PhD Thesis: 'A Political Sociology of Language in Taiwan: Local,
National and Global Contexts'
Author: Gareth O. Price
Institution: Dept. of Language and Linguistics / Dept. of Sociology,
University of Essex
Supervisors: David Britain (Dept. of Language and Linguistics);
Yasemin Soysal (Dept. of Sociology)
Date of completion: July 2009


Changing political and social structures affect language ideologies
and practices in unexpected ways; in turn, language practices and
ideologies themselves influence socio-political processes, and produce
unintended effects. The study of the interface between language and
social and political structures has been the concern of theorists of
nationalism at least since Renan. Political or social interventions in
language practices and beliefs are broadly conceived as ‘language
policies’, usually implemented at the national level (Spolsky, 2004).
However, in the post-national era (Soysal 1994), these issues cannot
solely be explained from the nation-state perspective, as they are
influenced by both local and global contexts.
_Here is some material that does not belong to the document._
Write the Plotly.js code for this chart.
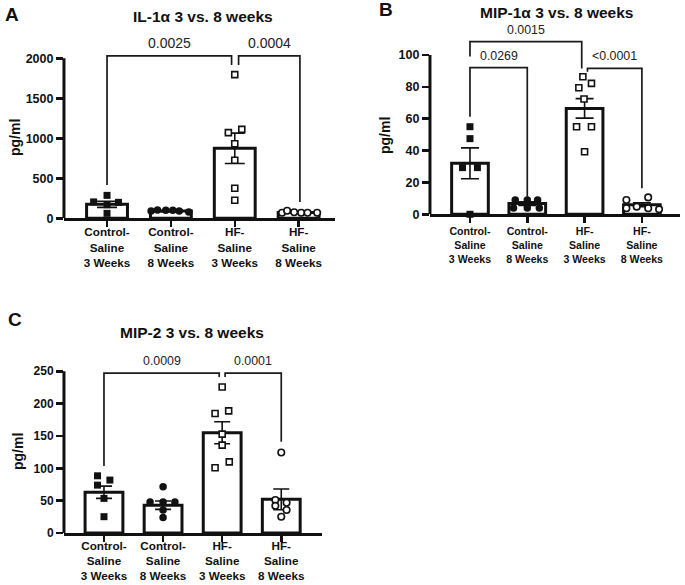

Taiwan is used as a case study for a number of reasons. As a
multilingual society with a long history of colonisation,
re-colonisation, and decolonisation, the battles fought over the
politics of language mirror other contexts. However, Taiwan’s
political and sociolinguistic situation has had a unique historical
trajectory, and it now finds itself articulating a national identity
while being at the same time diplomatically isolated from the
international community. Policies to promote indigenous and
autochthonous languages are in tension with policies to promote
English to ‘connect Taiwan to the world.’ What socio-political
structures and historical processes have influenced Taiwan’s
linguistic situation? How are linguistic nationalisms produced in and
by local contexts? How are they articulated in the post-national and
denationalised context of globalisation? If it is possible to dislodge
the nation-state as the dominant unit of analysis, why is it more
difficult to decentre the concept of a ‘national language’?

This thesis adopts an interdisciplinary perspective to address these
questions. Drawing on (and critiquing) paradigms from
sociolinguistics, sociology, and political theory, it develops a
notion of a political sociology of language (cf. Mueller, 1973;
Mazrui, 1976; de Swaan, 2001) from a comparative historical
perspective. It finds that monolingual policies do not necessarily
produce monolingual polities; the absence of a policy is not evidence
of a lack of political intervention in language; and that pluralism is
no guarantee of multilingualism.

Chapter 1 outlines Taiwan's socio-political and linguistic background,
and describes the rationale and structure of the thesis.

Chapter 2 addresses the theoretical aspects of inter-disciplinary
language study, particularly the use of critical theory in language
policy research, and the theorisation of local, national and global
language contexts.

Chapters 3 and 4 locate the study in its historical dimension,
examining changing migration and colonisation practices and their
relation to discourses on language in Taiwan from early Chinese
encounters with the island, through Dutch Colonial rule in the 17th
century, to the period of Japanese colonisation and Chinese
Nationalist Martial Law in the 20th century.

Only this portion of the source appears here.